**WRITTEN REQUEST:** Locate every line that holds the string "matplotlib" and copy it.
>> START
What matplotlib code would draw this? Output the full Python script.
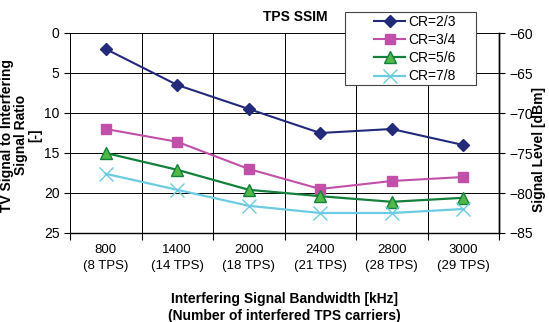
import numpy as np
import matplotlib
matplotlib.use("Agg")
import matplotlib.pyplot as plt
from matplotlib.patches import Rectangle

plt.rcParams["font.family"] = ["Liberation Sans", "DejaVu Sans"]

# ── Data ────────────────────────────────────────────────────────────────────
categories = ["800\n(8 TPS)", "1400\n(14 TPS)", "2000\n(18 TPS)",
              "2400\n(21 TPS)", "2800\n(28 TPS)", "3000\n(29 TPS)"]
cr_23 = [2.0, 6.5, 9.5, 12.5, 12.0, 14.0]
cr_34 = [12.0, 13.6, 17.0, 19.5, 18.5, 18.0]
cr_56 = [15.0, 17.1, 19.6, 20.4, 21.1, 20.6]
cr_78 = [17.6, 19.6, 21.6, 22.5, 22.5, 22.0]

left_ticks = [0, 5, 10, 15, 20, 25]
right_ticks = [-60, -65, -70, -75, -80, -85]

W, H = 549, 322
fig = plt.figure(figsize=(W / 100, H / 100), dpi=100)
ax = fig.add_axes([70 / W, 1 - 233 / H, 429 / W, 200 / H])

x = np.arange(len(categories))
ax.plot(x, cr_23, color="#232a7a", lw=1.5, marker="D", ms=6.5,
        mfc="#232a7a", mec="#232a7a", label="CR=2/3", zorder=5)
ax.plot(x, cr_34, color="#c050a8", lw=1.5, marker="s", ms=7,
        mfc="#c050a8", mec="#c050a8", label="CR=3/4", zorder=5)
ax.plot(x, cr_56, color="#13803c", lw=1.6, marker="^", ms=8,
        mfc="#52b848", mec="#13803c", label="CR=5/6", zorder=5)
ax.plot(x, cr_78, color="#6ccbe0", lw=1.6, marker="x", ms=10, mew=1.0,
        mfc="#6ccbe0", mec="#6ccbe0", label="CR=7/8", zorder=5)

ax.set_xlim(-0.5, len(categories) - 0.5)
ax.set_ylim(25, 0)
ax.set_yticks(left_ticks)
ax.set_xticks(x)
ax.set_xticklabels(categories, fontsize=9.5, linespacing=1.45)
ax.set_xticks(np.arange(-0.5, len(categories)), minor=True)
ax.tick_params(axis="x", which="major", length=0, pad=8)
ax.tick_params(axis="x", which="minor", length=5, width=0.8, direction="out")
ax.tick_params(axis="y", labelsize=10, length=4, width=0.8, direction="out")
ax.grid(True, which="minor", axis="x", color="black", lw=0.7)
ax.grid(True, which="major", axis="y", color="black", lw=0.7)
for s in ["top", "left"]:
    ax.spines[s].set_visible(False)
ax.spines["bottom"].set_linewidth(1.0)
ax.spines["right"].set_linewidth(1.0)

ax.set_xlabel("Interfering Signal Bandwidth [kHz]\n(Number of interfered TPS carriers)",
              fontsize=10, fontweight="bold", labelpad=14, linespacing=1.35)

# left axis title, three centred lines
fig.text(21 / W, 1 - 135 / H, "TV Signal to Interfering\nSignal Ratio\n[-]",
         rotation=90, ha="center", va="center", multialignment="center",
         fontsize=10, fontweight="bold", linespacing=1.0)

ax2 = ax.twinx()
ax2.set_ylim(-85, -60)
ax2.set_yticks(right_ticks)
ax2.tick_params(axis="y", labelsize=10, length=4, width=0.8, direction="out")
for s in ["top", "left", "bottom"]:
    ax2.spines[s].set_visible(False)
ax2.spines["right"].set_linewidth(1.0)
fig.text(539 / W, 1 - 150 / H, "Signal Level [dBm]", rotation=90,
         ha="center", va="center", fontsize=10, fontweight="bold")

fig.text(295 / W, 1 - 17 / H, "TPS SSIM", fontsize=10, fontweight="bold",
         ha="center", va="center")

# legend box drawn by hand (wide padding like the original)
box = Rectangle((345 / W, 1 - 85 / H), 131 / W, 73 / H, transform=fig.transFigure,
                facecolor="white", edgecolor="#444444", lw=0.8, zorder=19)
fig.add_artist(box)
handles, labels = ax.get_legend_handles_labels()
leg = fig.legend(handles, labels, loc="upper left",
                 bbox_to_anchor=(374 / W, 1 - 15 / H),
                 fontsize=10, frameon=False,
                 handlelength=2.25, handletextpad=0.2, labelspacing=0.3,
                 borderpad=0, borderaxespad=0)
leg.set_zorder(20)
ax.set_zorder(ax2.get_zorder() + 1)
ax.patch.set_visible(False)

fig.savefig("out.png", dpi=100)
>> END
**FULL RESPONSE:**
What matplotlib code would draw this? Output the full Python script.
import matplotlib
matplotlib.use("Agg")
import matplotlib.pyplot as plt
from matplotlib.patches import Rectangle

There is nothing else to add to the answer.